### EXERCISE TASK
Your output is the lines from the first one to the one containing "import plotly.graph_objects as go", repeated exactly, with images left out.

>> Start DATA SEGMENT

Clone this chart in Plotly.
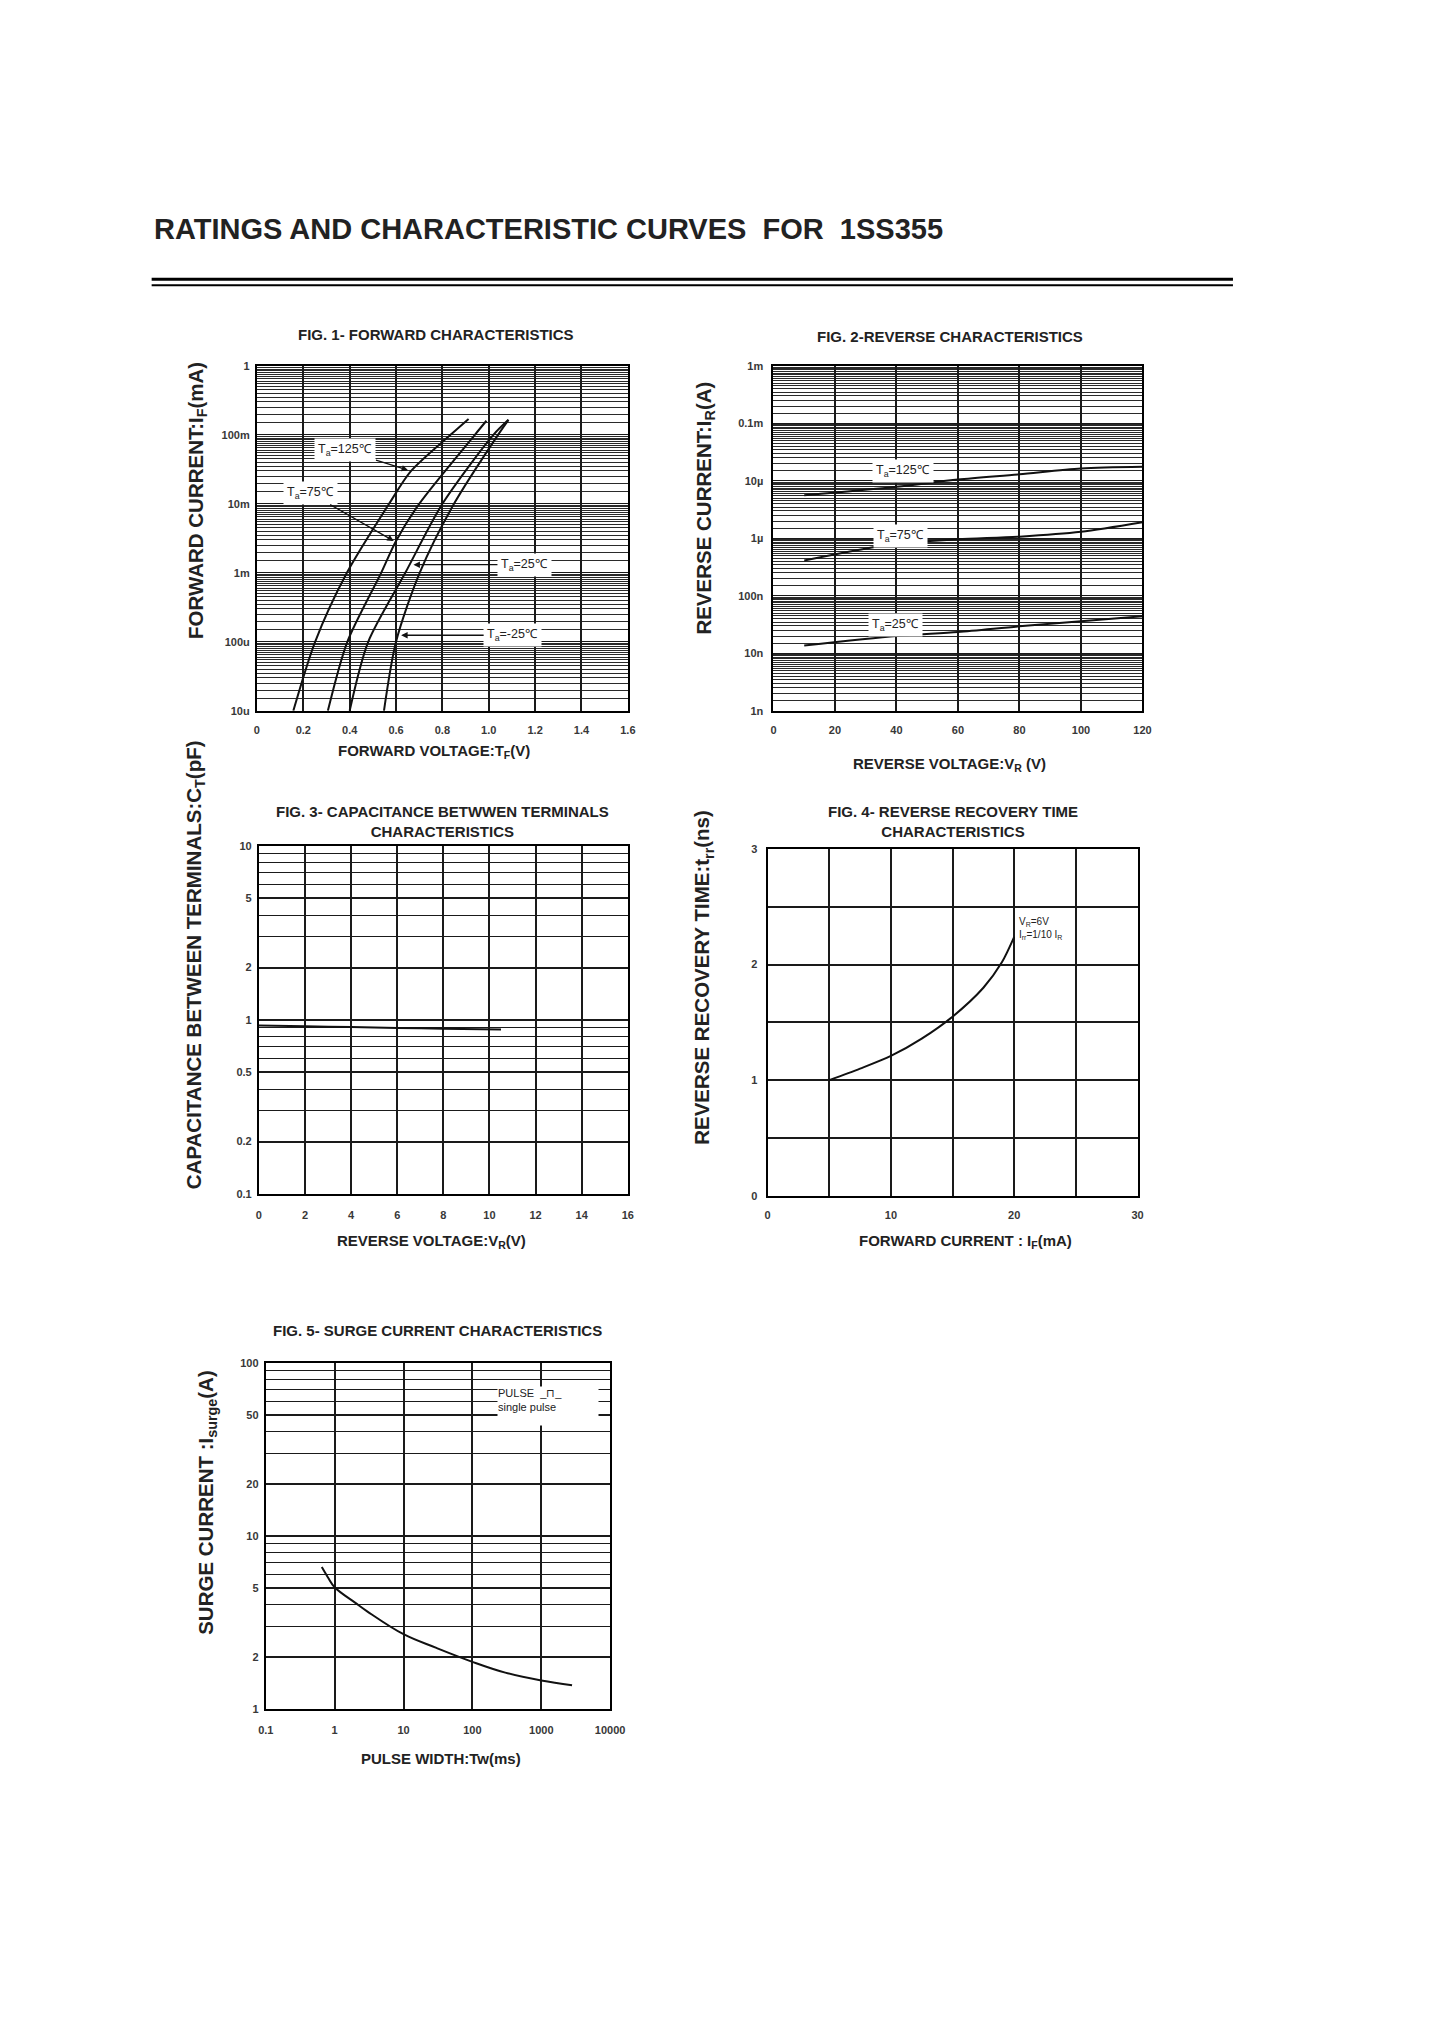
import numpy as np
import plotly.graph_objects as go

# ---- data ----
# Fig. 1 forward characteristics (V, A)
fwd_i_125 = [1e-5, 1e-4, 1e-3, 1e-2, 3e-2, 1e-1, 0.17]
fwd_v_125 = [0.157, 0.251, 0.388, 0.57, 0.665, 0.835, 0.913]
fwd_i_75 = [1e-5, 1e-4, 1e-3, 2.9e-3, 1e-2, 1e-1, 0.16]
fwd_v_75 = [0.306, 0.39, 0.536, 0.60, 0.70, 0.94, 0.99]
fwd_i_25 = [1e-5, 1e-4, 1e-3, 1e-2, 1e-1, 0.165]
fwd_v_25 = [0.40, 0.48, 0.64, 0.80, 1.02, 1.085]
fwd_i_m25 = [1e-5, 1e-4, 1e-3, 1e-2, 1e-1, 0.165]
fwd_v_m25 = [0.548, 0.60, 0.702, 0.85, 1.04, 1.085]
fwd_x_ticks = [0, 0.2, 0.4, 0.6, 0.8, 1.0, 1.2, 1.4, 1.6]
fwd_x_text = ["0", "0.2", "0.4", "0.6", "0.8", "1.0", "1.2", "1.4", "1.6"]
fwd_y_ticks = [1e-5, 1e-4, 1e-3, 1e-2, 1e-1, 1]
fwd_y_text = ["10u", "100u", "1m", "10m", "100m", "1"]

# Fig. 2 reverse characteristics (V, A)
rev_v = [10, 40, 60, 80, 100, 120]
rev_i_125 = [5.6e-6, 7.9e-6, 1.05e-5, 1.3e-5, 1.64e-5, 1.75e-5]
rev_i_75 = [4.1e-7, 8.1e-7, 9.6e-7, 1.07e-6, 1.3e-6, 1.9e-6]
rev_i_25 = [1.37e-8, 2.0e-8, 2.35e-8, 2.95e-8, 3.6e-8, 4.4e-8]
rev_y_ticks = [1e-9, 1e-8, 1e-7, 1e-6, 1e-5, 1e-4, 1e-3]
rev_y_text = ["1n", "10n", "100n", "1µ", "10µ", "0.1m", "1m"]

# Fig. 3 capacitance (V, pF)
cap_v = [0, 2, 4, 6, 8, 10.5]
cap_pf = [0.93, 0.92, 0.91, 0.90, 0.89, 0.88]
cap_y_ticks = [0.1, 0.2, 0.5, 1, 2, 5, 10]
cap_y_text = ["0.1", "0.2", "0.5", "1", "2", "5", "10"]

# Fig. 4 reverse recovery time (mA, ns)
trr_if = [5, 7.5, 10, 12.5, 15, 17.5, 19, 20]
trr_ns = [1.0, 1.1, 1.21, 1.36, 1.55, 1.8, 2.02, 2.24]

# Fig. 5 surge current (ms, A)
surge_tw = [0.65, 0.8, 1, 2, 3, 10, 30, 100, 300, 1000, 2800]
surge_a = [6.6, 5.75, 5.05, 4.1, 3.65, 2.7, 2.25, 1.87, 1.62, 1.46, 1.37]
surge_x_ticks = [0.1, 1, 10, 100, 1000, 10000]
surge_x_text = ["0.1", "1", "10", "100", "1000", "10000"]
surge_y_ticks = [1, 2, 5, 10, 20, 50, 100]
surge_y_text = ["1", "2", "5", "10", "20", "50", "100"]

W, H = 1429, 2023
FONT = "Liberation Sans"


def px(x):
    return x / W


def py(y):
    return 1 - y / H


def minor_vals(lo, hi, steps):
    return [k * 10.0 ** d for d in range(lo, hi) for k in steps]


DENSE = [1.5, 2, 2.5, 3, 3.5, 4, 4.5, 5, 5.5, 6, 6.5, 7, 7.5, 8, 8.5, 9, 9.5]
PLAIN = [2, 3, 4, 5, 6, 7, 8, 9]


def axis(**kw):
    base = dict(
        showline=True, mirror=True, linecolor="black", linewidth=2,
        ticks="", showgrid=True, gridcolor="#1a1a1a", gridwidth=1.6,
        zeroline=False, fixedrange=True,
        tickfont=dict(family=FONT, size=11, color="#383838", weight="bold"),
    )
    base.update(kw)
    return base


fig = go.Figure()
line = dict(color="#111", width=2, shape="spline", smoothing=0.8)

for v, i in [(fwd_v_125, fwd_i_125), (fwd_v_75, fwd_i_75),
             (fwd_v_25, fwd_i_25), (fwd_v_m25, fwd_i_m25)]:
    fig.add_trace(go.Scatter(x=v, y=i, mode="lines", line=line, xaxis="x", yaxis="y"))
for i in [rev_i_125, rev_i_75, rev_i_25]:
    fig.add_trace(go.Scatter(x=rev_v, y=i, mode="lines", line=line, xaxis="x2", yaxis="y2"))
fig.add_trace(go.Scatter(x=cap_v, y=cap_pf, mode="lines", line=line, xaxis="x3", yaxis="y3"))
fig.add_trace(go.Scatter(x=trr_if, y=trr_ns, mode="lines", line=line, xaxis="x4", yaxis="y4"))
fig.add_trace(go.Scatter(x=surge_tw, y=surge_a, mode="lines",
                         line=dict(line, smoothing=1.1), xaxis="x5", yaxis="y5"))

fig.update_layout(
    width=W, height=H, autosize=False, showlegend=False,
    margin=dict(l=0, r=0, t=0, b=0),
    paper_bgcolor="white", plot_bgcolor="white",
    font=dict(family=FONT, color="#111"),
    # fig 1
    xaxis=axis(domain=[px(253), px(630)], range=[0, 1.6], anchor="y",
               tickvals=fwd_x_ticks, ticktext=fwd_x_text, ticklabelstandoff=8),
    yaxis=axis(domain=[py(709), py(362)], type="log", range=[-5, 0], anchor="x",
               tickvals=fwd_y_ticks, ticktext=fwd_y_text, ticklabelstandoff=3,
               gridwidth=1.3,
               minor=dict(tickmode="array", tickvals=minor_vals(-5, 0, DENSE),
                          showgrid=True, gridcolor="#2a2a2a", gridwidth=1)),
    # fig 2
    xaxis2=axis(domain=[px(778), px(1153)], range=[0, 120], anchor="y2",
                dtick=20, ticklabelstandoff=8),
    yaxis2=axis(domain=[py(709), py(362)], type="log", range=[-9, -3], anchor="x2",
                tickvals=rev_y_ticks, ticktext=rev_y_text, ticklabelstandoff=6,
                gridwidth=1.3,
                minor=dict(tickmode="array", tickvals=minor_vals(-9, -3, DENSE),
                           showgrid=True, gridcolor="#2a2a2a", gridwidth=1)),
    # fig 3
    xaxis3=axis(domain=[px(255), px(630)], range=[0, 16], anchor="y3",
                dtick=2, ticklabelstandoff=10),
    yaxis3=axis(domain=[py(1195), py(845)], type="log", range=[-1, 1], anchor="x3",
                tickvals=cap_y_ticks, ticktext=cap_y_text, ticklabelstandoff=3,
                minor=dict(tickmode="array", tickvals=minor_vals(-1, 1, PLAIN),
                           showgrid=True, gridcolor="#1a1a1a", gridwidth=1.3)),
    # fig 4
    xaxis4=axis(domain=[px(772), px(1148)], range=[0, 30], anchor="y4",
                dtick=10, ticklabelstandoff=8,
                minor=dict(dtick=5, showgrid=True, gridcolor="#1a1a1a", gridwidth=1.6)),
    yaxis4=axis(domain=[py(1197), py(848)], range=[0, 3], anchor="x4",
                dtick=1, ticklabelstandoff=6,
                minor=dict(dtick=0.5, showgrid=True, gridcolor="#1a1a1a", gridwidth=1.6)),
    # fig 5
    xaxis5=axis(domain=[px(262), px(612)], type="log", range=[-1, 4], anchor="y5",
                tickvals=surge_x_ticks, ticktext=surge_x_text, ticklabelstandoff=10),
    yaxis5=axis(domain=[py(1713), py(1365)], type="log", range=[0, 2], anchor="x5",
                tickvals=surge_y_ticks, ticktext=surge_y_text, ticklabelstandoff=3,
                minor=dict(tickmode="array", tickvals=minor_vals(0, 2, PLAIN),
                           showgrid=True, gridcolor="#1a1a1a", gridwidth=1.3)),
)

ann = []


def text(x, y, s, size=15, angle=0, xanchor="center"):
    ann.append(dict(xref="paper", yref="paper", x=px(x), y=py(y), text=s,
                    showarrow=False, textangle=angle,
                    xanchor=xanchor, yanchor="middle",
                    font=dict(family=FONT, size=size, color="#222", weight="bold")))


text(146, 224, "RATINGS AND CHARACTERISTIC CURVES  FOR  1SS355", size=29,
     xanchor="left")

# figure titles
text(435, 330, "FIG. 1- FORWARD CHARACTERISTICS")
text(957, 332, "FIG. 2-REVERSE CHARACTERISTICS")
text(442, 820, "FIG. 3- CAPACITANCE BETWWEN TERMINALS<br>CHARACTERISTICS")
text(960, 820, "FIG. 4- REVERSE RECOVERY TIME<br>CHARACTERISTICS")
text(437, 1332, "FIG. 5- SURGE CURRENT CHARACTERISTICS")

# x axis titles
text(433, 750, "FORWARD VOLTAGE:T<sub>F</sub>(V)")
text(957, 763, "REVERSE VOLTAGE:V<sub>R</sub> (V)")
text(430, 1243, "REVERSE VOLTAGE:V<sub>R</sub>(V)")
text(973, 1243, "FORWARD CURRENT : I<sub>F</sub>(mA)")
text(440, 1763, "PULSE WIDTH:Tw(ms)")

# y axis titles
text(192, 497, "FORWARD CURRENT:I<sub>F</sub>(mA)", size=20.5, angle=-90)
text(708, 505, "REVERSE CURRENT:I<sub>R</sub>(A)", size=20.5, angle=-90)
text(190, 964, "CAPACITANCE BETWEEN TERMINALS:C<sub>T</sub>(pF)", size=20.5, angle=-90)
text(707, 977, "REVERSE RECOVERY TIME:t<sub>rr</sub>(ns)", size=20.5, angle=-90)
text(202, 1505, "SURGE CURRENT :I<sub>surge</sub>(A)", size=20.5, angle=-90)

lab_font = dict(family=FONT, size=12.5, color="#222")


def temp_label(xr, yr, tx, ty, s, hx=None, hy=None):
    d = dict(xref=xr, yref=yr, text=s, font=lab_font, bgcolor="white", borderpad=3)
    if hx is None:
        d.update(x=tx, y=ty, showarrow=False)
    else:
        d.update(x=hx, y=hy, ax=tx, ay=ty, axref=xr, ayref=yr, showarrow=True,
                 arrowhead=2, arrowsize=1, arrowwidth=1.3, arrowcolor="#111", standoff=0)
    ann.append(d)


temp_label("x", "y", 0.382, -1.225, "T<sub>a</sub>=125℃", 0.652, np.log10(0.0307))
temp_label("x", "y", 0.229, -1.844, "T<sub>a</sub>=75℃", 0.59, np.log10(2.9e-3))
temp_label("x", "y", 1.154, -2.882, "T<sub>a</sub>=25℃", 0.675, -2.882)
temp_label("x", "y", 1.103, -3.905, "T<sub>a</sub>=-25℃", 0.622, -3.905)

temp_label("x2", "y2", 42.2, -4.83, "T<sub>a</sub>=125℃")
temp_label("x2", "y2", 41.3, -5.96, "T<sub>a</sub>=75℃")
temp_label("x2", "y2", 39.7, -7.50, "T<sub>a</sub>=25℃")

ann.append(dict(xref="x4", yref="y4", x=20.2, y=2.44, xanchor="left", yanchor="top",
                showarrow=False, align="left",
                text="V<sub>R</sub>=6V<br>I<sub>rr</sub>=1/10 I<sub>R</sub>",
                font=dict(family=FONT, size=10, color="#222")))

ann.append(dict(xref="paper", yref="paper", x=px(497), y=py(1388),
                xanchor="left", yanchor="top", showarrow=False, align="left",
                valign="top", width=100, height=38, bgcolor="white", borderpad=0,
                text="PULSE  _⊓_<br>single pulse",
                font=dict(family=FONT, size=11, color="#222")))

fig.update_layout(annotations=ann)

# double rule under the heading
for yy, wd in [(275, 3), (281, 2)]:
    fig.add_shape(type="line", xref="paper", yref="paper",
                  x0=px(146), x1=px(1245), y0=py(yy), y1=py(yy),
                  line=dict(color="black", width=wd))

fig.write_html("out.html", config={"displayModeBar": False},
               post_script="document.body.style.margin='0';")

>> End DATA SEGMENT

### FINAL RESULT
Clone this chart in Plotly.
import numpy as np
import plotly.graph_objects as go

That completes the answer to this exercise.